§ **Exercise aim**
Search the listing below for the word "this" and copy each line that holds it.

Begin Records shown

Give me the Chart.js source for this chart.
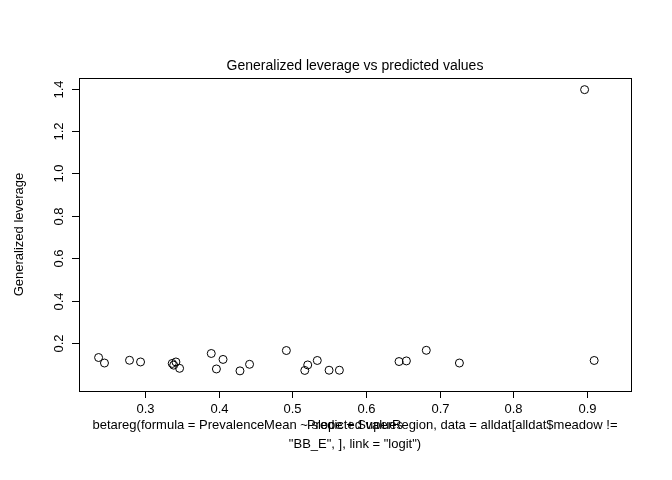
<!DOCTYPE html>
<html><head><script src="https://cdn.jsdelivr.net/npm/chart.js@4"></script>
<style>body{margin:0;background:#fff}</style></head>
<body><canvas id="c" width="672" height="480" style="width:672px;height:480px"></canvas>
<script>
const predicted=[0.237,0.245,0.279,0.294,0.337,0.339,0.342,0.347,0.390,0.406,0.397,0.429,0.442,0.492,0.521,0.517,0.534,0.550,0.564,0.645,0.655,0.682,0.727,0.910,0.897];
const leverage=[0.131,0.105,0.118,0.110,0.103,0.095,0.110,0.080,0.150,0.122,0.077,0.068,0.099,0.164,0.096,0.070,0.117,0.071,0.071,0.112,0.115,0.165,0.105,0.117,1.395];
const xTicks=[0.3,0.4,0.5,0.6,0.7,0.8,0.9];
const yTicks=[0.2,0.4,0.6,0.8,1.0,1.2,1.4];
const F='"Liberation Sans", Arial, sans-serif';
const deco={id:'deco',afterDraw(ch){
 const c=ch.ctx,a=ch.chartArea,x=ch.scales.x,y=ch.scales.y;
 c.save();c.strokeStyle='#000';c.lineWidth=1;
 c.strokeRect(Math.round(a.left)+0.5,Math.round(a.top)+0.5,Math.round(a.right-a.left),Math.round(a.bottom-a.top));
 c.fillStyle='#000';c.font='13px '+F;
 c.textAlign='center';c.textBaseline='top';
 xTicks.forEach(v=>{const p=Math.round(x.getPixelForValue(v))+0.5;c.beginPath();c.moveTo(p,a.bottom);c.lineTo(p,a.bottom+7);c.stroke();c.fillText(v.toFixed(1),p,a.bottom+12);});
 yTicks.forEach(v=>{const p=Math.round(y.getPixelForValue(v))+0.5;c.beginPath();c.moveTo(a.left,p);c.lineTo(a.left-7,p);c.stroke();
  c.save();c.translate(a.left-13,p);c.rotate(-Math.PI/2);c.textBaseline='bottom';c.fillText(v.toFixed(1),0,0);c.restore();});
 c.save();c.translate(19,(a.top+a.bottom)/2);c.rotate(-Math.PI/2);c.textBaseline='middle';c.fillText('Generalized leverage',0,0);c.restore();
 c.font='14px '+F;c.textBaseline='middle';c.fillText('Generalized leverage vs predicted values',355,66);
 c.font='13px '+F;c.fillText('Predicted values',355,425);
 c.fillText('betareg(formula = PrevalenceMean ~ slope + SuperRegion, data = alldat[alldat$meadow !=',355,425);
 c.fillText('"BB_E", ], link = "logit")',355,444);
 c.restore();}};
new Chart(document.getElementById('c'),{type:'scatter',
 data:{datasets:[{data:predicted.map((v,i)=>({x:v,y:leverage[i]})),pointStyle:'circle',pointRadius:4,pointBorderWidth:1,borderColor:'#000',backgroundColor:'rgba(0,0,0,0)'}]},
 options:{responsive:false,devicePixelRatio:1,animation:false,plugins:{legend:{display:false},tooltip:{enabled:false}},
  layout:{padding:{top:78,right:41,left:0,bottom:0}},
  scales:{x:{type:'linear',min:0.2104,max:0.960,ticks:{display:false},grid:{display:false},border:{display:false},afterFit(s){s.height=89;}},
   y:{type:'linear',min:-0.027,max:1.45,ticks:{display:false},grid:{display:false},border:{display:false},afterFit(s){s.width=79;}}}},
 plugins:[deco]});
</script></body></html>
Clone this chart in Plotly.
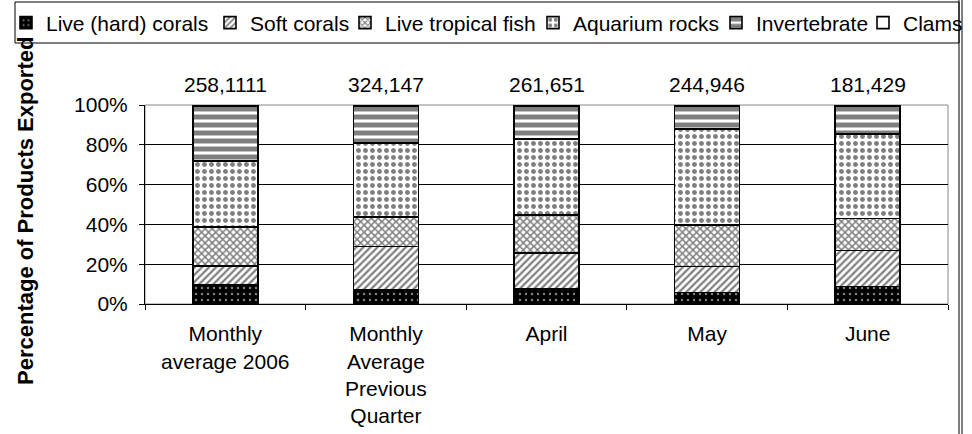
import plotly.graph_objects as go

categories = ["Monthly<br>average 2006", "Monthly<br>Average<br>Previous<br>Quarter", "April", "May", "June"]
totals = ["258,1111", "324,147", "261,651", "244,946", "181,429"]
live_hard_corals = [9.6, 7.1, 7.7, 5.7, 8.7]
soft_corals = [9.4, 21.8, 17.9, 13.1, 18.1]
live_tropical_fish = [19.7, 14.7, 19.1, 20.9, 16.1]
aquarium_rocks = [33.3, 37.2, 38.3, 48.3, 42.5]
invertebrate = [27.5, 18.7, 16.5, 11.5, 14.1]
clams = [0.5, 0.5, 0.5, 0.5, 0.5]
y_ticks = [0, 20, 40, 60, 80, 100]

W, H = 972, 434
L, R, T, B = 145, 24, 105, 130
PW, PH = W - L - R, H - T - B

def px(x):
    return (x - L) / PW

def py(y):
    return 1 - (y - T) / PH

FONT = "Arial, Liberation Sans, sans-serif"

series = [
    ("Live (hard) corals", live_hard_corals, dict(shape=".", bgcolor="black", fgcolor="white", size=6, solidity=0.14), "black", 23),
    ("Soft corals", soft_corals, dict(shape="/", bgcolor="white", fgcolor="black", size=5, solidity=0.45), "white", 227),
    ("Live tropical fish", live_tropical_fish, dict(shape="x", bgcolor="white", fgcolor="black", size=5, solidity=0.5), "white", 362),
    ("Aquarium rocks", aquarium_rocks, dict(shape=".", bgcolor="white", fgcolor="black", size=7, solidity=0.4), "white", 550),
    ("Invertebrate", invertebrate, dict(shape="-", bgcolor="white", fgcolor="black", size=8, solidity=0.62), "white", 733),
    ("Clams", clams, dict(shape="", bgcolor="white", fgcolor="black"), "white", 880),
]

fig = go.Figure()
layout_legends = {}
for i, (name, vals, pat, col, lx) in enumerate(series):
    key = "legend" if i == 0 else f"legend{i+1}"
    fig.add_trace(go.Bar(
        x=categories, y=vals, name=name,
        marker=dict(color=col, pattern=pat, line=dict(color="black", width=1.6)),
        legend=key, showlegend=True,
    ))
    layout_legends[key] = dict(
        xref="container", yref="container",
        x=(lx - 17) / W, y=1 - 23 / H, xanchor="left", yanchor="middle",
        orientation="h", bgcolor="rgba(0,0,0,0)", borderwidth=0, visible=True,
        font=dict(family=FONT, size=21, color="black"), itemwidth=30,
    )

annotations = []
for c, t in zip(categories, totals):
    annotations.append(dict(x=c, y=py(84), xref="x", yref="paper", text=t, showarrow=False,
                            xanchor="center", yanchor="middle",
                            font=dict(family=FONT, size=21, color="black")))
annotations.append(dict(x=px(25), y=py(211), xref="paper", yref="paper", textangle=-90,
                        xanchor="center", yanchor="middle",
                        text="<b>Percentage of Products Exported</b>", showarrow=False,
                        font=dict(family=FONT, size=22, color="black")))

shapes = [
    dict(type="rect", xref="paper", yref="paper", x0=0, x1=1, y0=0, y1=1,
         line=dict(color="#888888", width=1), layer="below"),
    dict(type="rect", xref="paper", yref="paper", x0=px(15), x1=px(959), y0=py(43), y1=py(2),
         line=dict(color="black", width=1), fillcolor="rgba(0,0,0,0)"),
    dict(type="line", xref="paper", yref="paper", x0=px(959), x1=px(959), y0=py(0), y1=py(434),
         line=dict(color="black", width=1)),
    dict(type="line", xref="paper", yref="paper", x0=px(962), x1=px(962), y0=py(0), y1=py(434),
         line=dict(color="black", width=1)),
]

fig.update_layout(
    width=W, height=H,
    margin=dict(l=L, r=R, t=T, b=B, pad=0, autoexpand=False),
    paper_bgcolor="white", plot_bgcolor="white",
    barmode="stack", bargap=0.595, showlegend=True,
    font=dict(family=FONT, size=21, color="black"),
    annotations=annotations, shapes=shapes,
    xaxis=dict(showline=True, linecolor="black", linewidth=1, ticks="outside", tickson="boundaries",
               ticklen=5, tickcolor="black", showgrid=False, ticklabelstandoff=11, automargin=False,
               tickfont=dict(family=FONT, size=21, color="black")),
    yaxis=dict(range=[0, 100], tickvals=y_ticks, ticktext=[f"{v}%" for v in y_ticks],
               showline=True, linecolor="black", linewidth=1, ticks="outside", ticklen=5,
               tickcolor="black", showgrid=False, zeroline=False, ticklabelstandoff=7, automargin=False,
               tickfont=dict(family=FONT, size=21, color="black"),
               minor=dict(tickmode="array", tickvals=y_ticks[1:-1], showgrid=True,
                          gridcolor="black", gridwidth=1, ticks="")),
    **layout_legends,
)

fig.write_html("out.html", config={"displayModeBar": False},
               post_script="document.body.style.margin='0px';")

End Records shown

§ **Output below**
Give me the Chart.js source for this chart.
Clone this chart in Plotly.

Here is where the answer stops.